The visual transformation happens quickly, often within a single day, giving participants immediate satisfaction and leaving a legacy the entire neighbourhood enjoys for years. Toronto’s diverse communities particularly value art that reflects local culture and identity. Youth volunteers often bring fresh artistic perspectives while learning about public art and urban design. Most projects require minimal training beyond basic painting or gardening skills, and local BIAs or community associations typically provide materials and coordination support.

6. School Supply and Backpack Assembly Drives

School supply drives transform large groups into efficient assembly lines while creating direct impact for students facing barriers to education. Teams work together to sort donated items, pencils, notebooks, rulers, backpacks, then pack complete sets based on grade-level requirements. The repetitive task structure means new volunteers can contribute immediately without extensive training, while the production-line format naturally accommodates 15-30 people working simultaneously.

This opportunity resonates particularly with youth volunteers who understand firsthand what it means to show up to school prepared. Setting up stations for different supply categories keeps everyone moving, and watching stacks of completed backpacks grow provides tangible evidence of collective effort. Many Toronto organizations coordinate these drives before September and January, making them ideal seasonal projects that directly address educational equity in your community.

7. Community Event Support and Festival Volunteering

Community events and cultural festivals across Toronto constantly need volunteer teams to help with setup, registration, crowd management, vendor coordination, and cleanup. These opportunities work exceptionally well for large groups because organizers can assign different roles based on interests and abilities, some team members might staff information booths while others manage children’s activities or direct parking. The variety keeps everyone engaged, and you’ll experience Toronto’s vibrant multicultural celebrations firsthand, from neighbourhood street festivals to city-wide cultural events. Most festivals need volunteers for 4-6 hour shifts, making it easy to coordinate around schedules. Your group becomes part of creating memorable community experiences while connecting with residents from across the city.

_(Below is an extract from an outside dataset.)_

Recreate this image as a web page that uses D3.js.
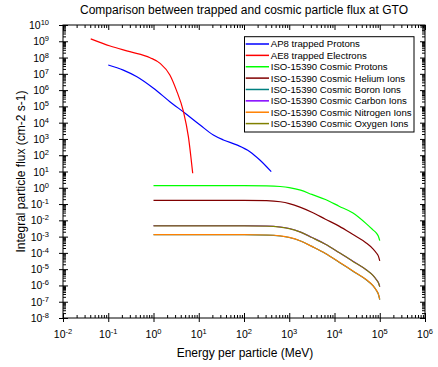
<!DOCTYPE html>
<html>
<head>
<meta charset="utf-8">
<script src="https://cdn.jsdelivr.net/npm/d3@7"></script>
<style>
    body { margin: 0; background: #fff; }
    svg { display: block; font-family: "Liberation Sans", Arial, sans-serif; }
</style>
</head>
<body>
<div id="grafico"></div>
<script>

// Trapped radiation (AP8 / AE8)
const ap8Energia = [0.1, 0.215, 0.43, 1.0, 2.3, 5.0, 10.7, 21, 35, 69, 135, 224, 400];
const ap8Fluxo   = [3.5e7, 1.7e7, 6.6e6, 1.3e6, 1.95e5, 3.8e4, 7.2e3, 1.75e3, 870, 430, 165, 51, 9.8];

const ae8Energia = [0.041, 0.11, 0.30, 0.84, 1.4, 2.3, 3.2, 4.6, 5.9, 7.35];
const ae8Fluxo   = [1.4e9, 5.1e8, 2.3e8, 9.8e7, 4.4e7, 8.5e6, 1.0e6, 4.7e4, 1.4e3, 7.8];

// Cosmic rays ISO-15390, same energy grid for every ion
const cosmicoEnergia = [1, 10, 100, 316, 631, 1000, 1780, 3160, 6310, 12600, 25100, 50100, 70800, 85100, 93300, 100000];
const protonsFluxo   = [1.35, 1.35, 1.35, 1.32, 1.2, 1.02, 0.71, 0.39, 0.19, 0.074, 0.029, 6.3e-3, 2.6e-3, 1.6e-3, 1.05e-3, 5.6e-4];
const helioFluxo     = [0.17, 0.17, 0.17, 0.162, 0.138, 0.107, 0.063, 0.0316, 0.0117, 4.4e-3, 1.38e-3, 4.1e-4, 1.78e-4, 9.5e-5, 6.3e-5, 3.2e-5];
const boroFluxo      = [1.3e-3, 1.3e-3, 1.3e-3, 1.25e-3, 1.09e-3, 8.8e-4, 5.4e-4, 2.5e-4, 9.2e-5, 2.7e-5, 7.8e-6, 2.25e-6, 9.6e-7, 4.7e-7, 2.9e-7, 1.35e-7];
const carbonoFluxo   = [4.7e-3, 4.7e-3, 4.7e-3, 4.5e-3, 3.9e-3, 3.16e-3, 1.9e-3, 8.9e-4, 3.4e-4, 1.05e-4, 3.16e-5, 9.3e-6, 4.2e-6, 2.2e-6, 1.5e-6, 8.5e-7];
const nitrogenioFluxo= [1.32e-3, 1.32e-3, 1.32e-3, 1.26e-3, 1.1e-3, 8.9e-4, 5.4e-4, 2.5e-4, 9.3e-5, 2.75e-5, 7.9e-6, 2.3e-6, 9.8e-7, 4.8e-7, 2.95e-7, 1.4e-7];
const oxigenioFluxo  = [4.6e-3, 4.6e-3, 4.6e-3, 4.45e-3, 3.85e-3, 3.12e-3, 1.88e-3, 8.8e-4, 3.35e-4, 1.04e-4, 3.1e-5, 9.1e-6, 4.1e-6, 2.15e-6, 1.45e-6, 8.3e-7];

const nomesSeries = [
    "AP8 trapped Protons",
    "AE8 trapped Electrons",
    "ISO-15390 Cosmic Protons",
    "ISO-15390 Cosmic Helium Ions",
    "ISO-15390 Cosmic Boron Ions",
    "ISO-15390 Cosmic Carbon Ions",
    "ISO-15390 Cosmic Nitrogen Ions",
    "ISO-15390 Cosmic Oxygen Ions"
];
const coresSeries = ["#0000ff", "#ff0000", "#00ff00", "#800000", "#008080", "#8000ff", "#ff8000", "#808000"];

const expoentesX = [-2, -1, 0, 1, 2, 3, 4, 5, 6];
const expoentesY = d3.range(-8, 11);

const titulo = "Comparison between trapped and cosmic particle flux at GTO";
const tituloX = "Energy per particle (MeV)";
const tituloY = "Integral particle flux (cm-2 s-1)";


const largura = 438, altura = 367;
const margem = {top: 25, right: 13, bottom: 49, left: 63};
const w = largura - margem.left - margem.right;
const h = altura - margem.top - margem.bottom;

const svg = d3.select("#grafico").append("svg")
    .attr("width", largura)
    .attr("height", altura);

const g = svg.append("g").attr("transform", `translate(${margem.left},${margem.top})`);

const x = d3.scaleLog().domain([1e-2, 1e6]).range([0, w]);
const y = d3.scaleLog().domain([1e-8, 1e10]).range([h, 0]);

//Ticks menores: 2..9 em cada década
const menores = (expoentes) => {
    let lista = [];
    expoentes.slice(0, -1).forEach(e => {
        for (let m = 2; m <= 9; m++) lista.push(m * Math.pow(10, e));
    });
    return lista;
};
const majX = expoentesX.map(e => Math.pow(10, e));
const majY = expoentesY.map(e => Math.pow(10, e));
const minX = menores(expoentesX);
const minY = menores(expoentesY);

function eixo(gerador, valores, tamanho, transform){
    const a = g.append("g")
        .attr("transform", transform || null)
        .call(gerador.tickValues(valores).tickSize(tamanho).tickFormat(""));
    a.select(".domain").remove();
    a.selectAll("line").attr("stroke", "#000").attr("stroke-width", 1);
}

// bottom
eixo(d3.axisBottom(x), majX, 4, `translate(0,${h})`);
eixo(d3.axisBottom(x), majX, -5, `translate(0,${h})`);
eixo(d3.axisBottom(x), minX, -3, `translate(0,${h})`);
// top
eixo(d3.axisTop(x), majX, -5);
eixo(d3.axisTop(x), minX, -3);
// left
eixo(d3.axisLeft(y), majY, 4);
eixo(d3.axisLeft(y), majY, -5);
eixo(d3.axisLeft(y), minY, -3);
// right
eixo(d3.axisRight(y), majY, -5, `translate(${w},0)`);
eixo(d3.axisRight(y), minY, -3, `translate(${w},0)`);

g.append("rect")
    .attr("width", w).attr("height", h)
    .attr("fill", "none").attr("stroke", "#000").attr("stroke-width", 1);

// labels 10^n
function rotuloPotencia(sel){
    sel.append("tspan").text("10");
    sel.append("tspan").attr("dy", -4).attr("font-size", 7.5).text(d => d);
}

g.selectAll(".rotulo-x").data(expoentesX).enter()
    .append("text")
    .attr("class", "rotulo-x")
    .attr("x", d => x(Math.pow(10, d)))
    .attr("y", h + 20)
    .attr("text-anchor", "middle")
    .attr("font-size", 10.5)
    .call(rotuloPotencia);

g.selectAll(".rotulo-y").data(expoentesY).enter()
    .append("text")
    .attr("class", "rotulo-y")
    .attr("x", -14)
    .attr("y", d => y(Math.pow(10, d)) + 4)
    .attr("text-anchor", "end")
    .attr("font-size", 10.5)
    .call(rotuloPotencia);

svg.append("text")
    .attr("x", 244).attr("y", 14)
    .attr("text-anchor", "middle")
    .attr("font-size", 12)
    .text(titulo);

svg.append("text")
    .attr("x", 245).attr("y", 357)
    .attr("text-anchor", "middle")
    .attr("font-size", 12)
    .text(tituloX);

svg.append("text")
    .attr("transform", `translate(25,${margem.top + h / 2}) rotate(-90)`)
    .attr("text-anchor", "middle")
    .attr("font-size", 12)
    .text(tituloY);

// curves
const series = [
    [ap8Energia, ap8Fluxo],
    [ae8Energia, ae8Fluxo],
    [cosmicoEnergia, protonsFluxo],
    [cosmicoEnergia, helioFluxo],
    [cosmicoEnergia, boroFluxo],
    [cosmicoEnergia, carbonoFluxo],
    [cosmicoEnergia, nitrogenioFluxo],
    [cosmicoEnergia, oxigenioFluxo]
].map(([energias, fluxos], i) => ({
    nome: nomesSeries[i],
    cor: coresSeries[i],
    pontos: energias.map((e, k) => ({e: e, f: fluxos[k]}))
}));

const linha = d3.line()
    .x(d => x(d.e))
    .y(d => y(d.f))
    .curve(d3.curveMonotoneX);

const area = g.append("g");
area.selectAll("path").data(series).enter()
    .append("path")
    .attr("d", d => linha(d.pontos))
    .attr("fill", "none")
    .attr("stroke", d => d.cor)
    .attr("stroke-width", 1.2);

// legend
const legX = 244.5 - margem.left, legY = 36.7 - margem.top;
const legenda = g.append("g").attr("transform", `translate(${legX},${legY})`);
legenda.append("rect")
    .attr("width", 169.5).attr("height", 95.3)
    .attr("fill", "#fff").attr("stroke", "#000").attr("stroke-width", 1);

const itens = legenda.selectAll(".item").data(series).enter()
    .append("g")
    .attr("class", "item")
    .attr("transform", (d, i) => `translate(0,${7.3 + i * 11.37})`);

itens.append("line")
    .attr("x1", 1.2).attr("x2", 24.5)
    .attr("stroke", d => d.cor)
    .attr("stroke-width", 1.5);

itens.append("text")
    .attr("x", 26.3).attr("y", 3.4)
    .attr("font-size", 9.6)
    .text(d => d.nome);

</script>
</body>
</html>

8. Senior Centre Activities and Companionship Programs

Senior centres across Toronto welcome large volunteer groups to facilitate social activities, game afternoons, and intergenerational programs that combat isolation among older adults. Your team can organize bingo sessions, lead craft workshops, host music performances, or facilitate conversation circles where seniors share life stories with younger volunteers. These opportunities work exceptionally well for youth groups because they create genuine two-way learning, students gain perspective and mentorship while seniors enjoy renewed energy and connection. Most centres can accommodate groups of 10-25 volunteers for scheduled programs. The activities require minimal special skills but deliver profound emotional impact. Many groups report that companionship volunteering becomes their most requested repeat activity because participants build ongoing relationships. The flexible format adapts to various engagement styles, from active game facilitation to quieter one-on-one conversations over tea.

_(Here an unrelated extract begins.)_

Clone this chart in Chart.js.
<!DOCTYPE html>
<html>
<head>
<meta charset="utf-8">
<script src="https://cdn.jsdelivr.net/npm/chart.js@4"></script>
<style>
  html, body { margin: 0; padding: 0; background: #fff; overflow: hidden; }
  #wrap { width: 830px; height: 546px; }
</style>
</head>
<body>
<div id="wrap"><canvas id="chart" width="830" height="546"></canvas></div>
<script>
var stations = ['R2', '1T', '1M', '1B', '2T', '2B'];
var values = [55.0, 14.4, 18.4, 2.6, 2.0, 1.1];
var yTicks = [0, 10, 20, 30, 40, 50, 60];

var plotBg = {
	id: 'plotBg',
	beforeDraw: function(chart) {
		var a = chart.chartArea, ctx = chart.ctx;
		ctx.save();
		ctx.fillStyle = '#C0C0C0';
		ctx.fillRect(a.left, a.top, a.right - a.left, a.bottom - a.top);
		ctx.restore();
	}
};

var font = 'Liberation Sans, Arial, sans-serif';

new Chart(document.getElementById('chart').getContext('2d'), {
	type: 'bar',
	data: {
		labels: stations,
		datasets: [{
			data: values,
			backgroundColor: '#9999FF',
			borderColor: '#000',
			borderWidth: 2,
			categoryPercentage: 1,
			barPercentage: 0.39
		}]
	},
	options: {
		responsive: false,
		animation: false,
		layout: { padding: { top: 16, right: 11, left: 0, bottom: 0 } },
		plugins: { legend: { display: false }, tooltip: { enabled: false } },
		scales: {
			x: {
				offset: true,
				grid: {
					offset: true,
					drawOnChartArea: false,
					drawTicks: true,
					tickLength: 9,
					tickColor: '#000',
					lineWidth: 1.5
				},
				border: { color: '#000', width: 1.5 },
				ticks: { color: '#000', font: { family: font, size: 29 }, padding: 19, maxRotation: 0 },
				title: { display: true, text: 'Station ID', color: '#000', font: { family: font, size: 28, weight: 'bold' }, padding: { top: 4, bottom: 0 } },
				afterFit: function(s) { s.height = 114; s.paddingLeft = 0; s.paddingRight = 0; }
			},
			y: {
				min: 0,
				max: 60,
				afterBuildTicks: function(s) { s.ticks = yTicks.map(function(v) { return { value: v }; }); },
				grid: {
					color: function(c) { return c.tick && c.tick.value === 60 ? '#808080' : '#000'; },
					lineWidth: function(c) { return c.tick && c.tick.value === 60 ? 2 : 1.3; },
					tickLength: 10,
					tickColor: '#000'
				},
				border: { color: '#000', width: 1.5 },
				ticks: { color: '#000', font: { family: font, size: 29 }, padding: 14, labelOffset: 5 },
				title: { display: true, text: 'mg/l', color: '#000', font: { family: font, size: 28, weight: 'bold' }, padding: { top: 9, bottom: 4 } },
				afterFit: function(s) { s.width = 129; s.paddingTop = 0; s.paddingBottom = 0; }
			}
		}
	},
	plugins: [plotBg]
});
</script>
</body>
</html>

9. Clothing and Winter Gear Sorting Drives

Clothing banks and outreach centres need consistent volunteer teams to process the steady stream of donated items flowing through their doors. Your large group can spend a session sorting clothing by type, size, and season, checking quality, and organizing items for distribution to individuals and families in need. Tasks are straightforward, inspect for damage, fold neatly, categorize systematically, making this ideal for groups with varying abilities and no specialized skills.

The indoor setting offers year-round flexibility regardless of weather, and the warehouse-style workspace easily accommodates 15-25 volunteers working simultaneously. Winter months see particularly high demand as centres prepare coats, boots, and warm clothing for Toronto’s cold season, but spring and summer clothing drives maintain steady volunteer needs. You’ll see immediate results as chaotic donation piles transform into organized, dignified shopping experiences for community members accessing these services. Many centres welcome recurring monthly commitments, allowing your group to build expertise and relationships over time.

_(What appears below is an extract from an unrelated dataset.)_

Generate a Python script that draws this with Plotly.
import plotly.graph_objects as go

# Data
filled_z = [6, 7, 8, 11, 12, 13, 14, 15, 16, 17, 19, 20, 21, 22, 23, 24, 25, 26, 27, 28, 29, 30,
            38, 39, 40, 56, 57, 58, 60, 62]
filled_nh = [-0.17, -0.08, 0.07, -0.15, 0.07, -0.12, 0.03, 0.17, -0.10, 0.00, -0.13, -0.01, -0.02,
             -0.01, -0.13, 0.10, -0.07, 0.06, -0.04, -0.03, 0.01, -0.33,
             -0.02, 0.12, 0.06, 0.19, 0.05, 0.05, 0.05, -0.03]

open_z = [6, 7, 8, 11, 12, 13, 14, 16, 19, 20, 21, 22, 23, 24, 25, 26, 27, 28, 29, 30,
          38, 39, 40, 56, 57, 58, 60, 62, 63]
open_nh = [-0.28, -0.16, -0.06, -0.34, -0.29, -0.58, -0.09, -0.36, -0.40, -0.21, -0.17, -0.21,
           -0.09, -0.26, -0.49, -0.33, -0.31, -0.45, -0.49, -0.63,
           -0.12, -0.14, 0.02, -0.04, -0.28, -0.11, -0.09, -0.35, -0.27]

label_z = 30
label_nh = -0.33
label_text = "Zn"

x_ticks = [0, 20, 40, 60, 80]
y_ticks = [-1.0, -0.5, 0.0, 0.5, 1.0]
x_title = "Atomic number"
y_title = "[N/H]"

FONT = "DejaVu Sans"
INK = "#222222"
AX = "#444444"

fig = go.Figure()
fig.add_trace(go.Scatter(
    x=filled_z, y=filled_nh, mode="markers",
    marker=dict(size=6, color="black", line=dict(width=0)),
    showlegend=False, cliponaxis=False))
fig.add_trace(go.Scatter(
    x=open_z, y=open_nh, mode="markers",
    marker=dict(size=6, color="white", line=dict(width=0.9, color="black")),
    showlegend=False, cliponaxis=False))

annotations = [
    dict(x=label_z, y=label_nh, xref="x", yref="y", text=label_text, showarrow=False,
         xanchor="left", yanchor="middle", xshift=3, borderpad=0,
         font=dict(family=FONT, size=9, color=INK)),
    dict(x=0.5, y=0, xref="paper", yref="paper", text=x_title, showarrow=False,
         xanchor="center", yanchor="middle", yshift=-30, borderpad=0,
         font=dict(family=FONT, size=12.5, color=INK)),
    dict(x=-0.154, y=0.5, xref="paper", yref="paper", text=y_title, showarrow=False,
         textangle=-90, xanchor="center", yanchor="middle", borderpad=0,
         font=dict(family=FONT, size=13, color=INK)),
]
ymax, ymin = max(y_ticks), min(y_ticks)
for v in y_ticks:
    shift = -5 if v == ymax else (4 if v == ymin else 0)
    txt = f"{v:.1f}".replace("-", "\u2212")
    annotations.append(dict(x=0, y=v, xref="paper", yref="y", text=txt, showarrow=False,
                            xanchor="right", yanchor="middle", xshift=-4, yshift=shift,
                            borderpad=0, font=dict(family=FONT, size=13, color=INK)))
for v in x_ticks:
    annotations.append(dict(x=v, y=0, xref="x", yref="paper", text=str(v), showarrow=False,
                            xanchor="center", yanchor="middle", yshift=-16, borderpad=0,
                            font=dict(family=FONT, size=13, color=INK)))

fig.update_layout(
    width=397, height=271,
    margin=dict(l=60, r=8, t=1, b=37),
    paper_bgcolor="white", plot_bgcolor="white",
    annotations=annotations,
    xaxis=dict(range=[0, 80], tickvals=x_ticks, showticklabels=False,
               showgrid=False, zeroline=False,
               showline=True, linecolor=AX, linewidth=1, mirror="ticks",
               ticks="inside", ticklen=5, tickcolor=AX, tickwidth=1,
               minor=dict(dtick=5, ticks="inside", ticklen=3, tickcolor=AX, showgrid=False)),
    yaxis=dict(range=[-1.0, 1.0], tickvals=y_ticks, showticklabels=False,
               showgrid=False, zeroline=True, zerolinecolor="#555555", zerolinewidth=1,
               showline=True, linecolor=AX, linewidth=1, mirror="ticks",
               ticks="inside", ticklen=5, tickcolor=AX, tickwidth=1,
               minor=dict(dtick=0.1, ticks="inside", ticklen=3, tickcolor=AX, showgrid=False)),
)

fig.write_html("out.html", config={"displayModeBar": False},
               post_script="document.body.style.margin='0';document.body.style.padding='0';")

10. Community Centre Renovation and Painting

Community centres serve as vital gathering spaces where neighbourhoods come together, and renovation projects offer large groups the chance to create lasting physical improvements. Painting walls, refreshing play areas, updating signage, or assembling new furniture transforms tired spaces into welcoming environments, and these tasks don’t require specialized training.

What makes this opportunity exceptional for large groups is the natural division of labour. Some team members can paint while others handle prep work like taping and moving furniture. Less physically intensive roles include organizing supplies or touching up details. Projects typically accommodate 15-30 volunteers, and you’ll see dramatic before-and-after results in just one day. Toronto’s network of community centres regularly welcomes volunteer renovation teams, especially during spring refresh periods. The tangible transformation creates strong team pride, knowing your work directly improves where local families gather, children play, and seniors socialize for years to come.

11. Tree Planting and Urban Greening Initiatives

Tree planting campaigns offer large groups the chance to create a living legacy while working together outdoors. Toronto’s urban forest initiatives regularly welcome teams of 15-30 volunteers for seasonal planting events in parks, along streets, and in underserved neighborhoods that need more green cover.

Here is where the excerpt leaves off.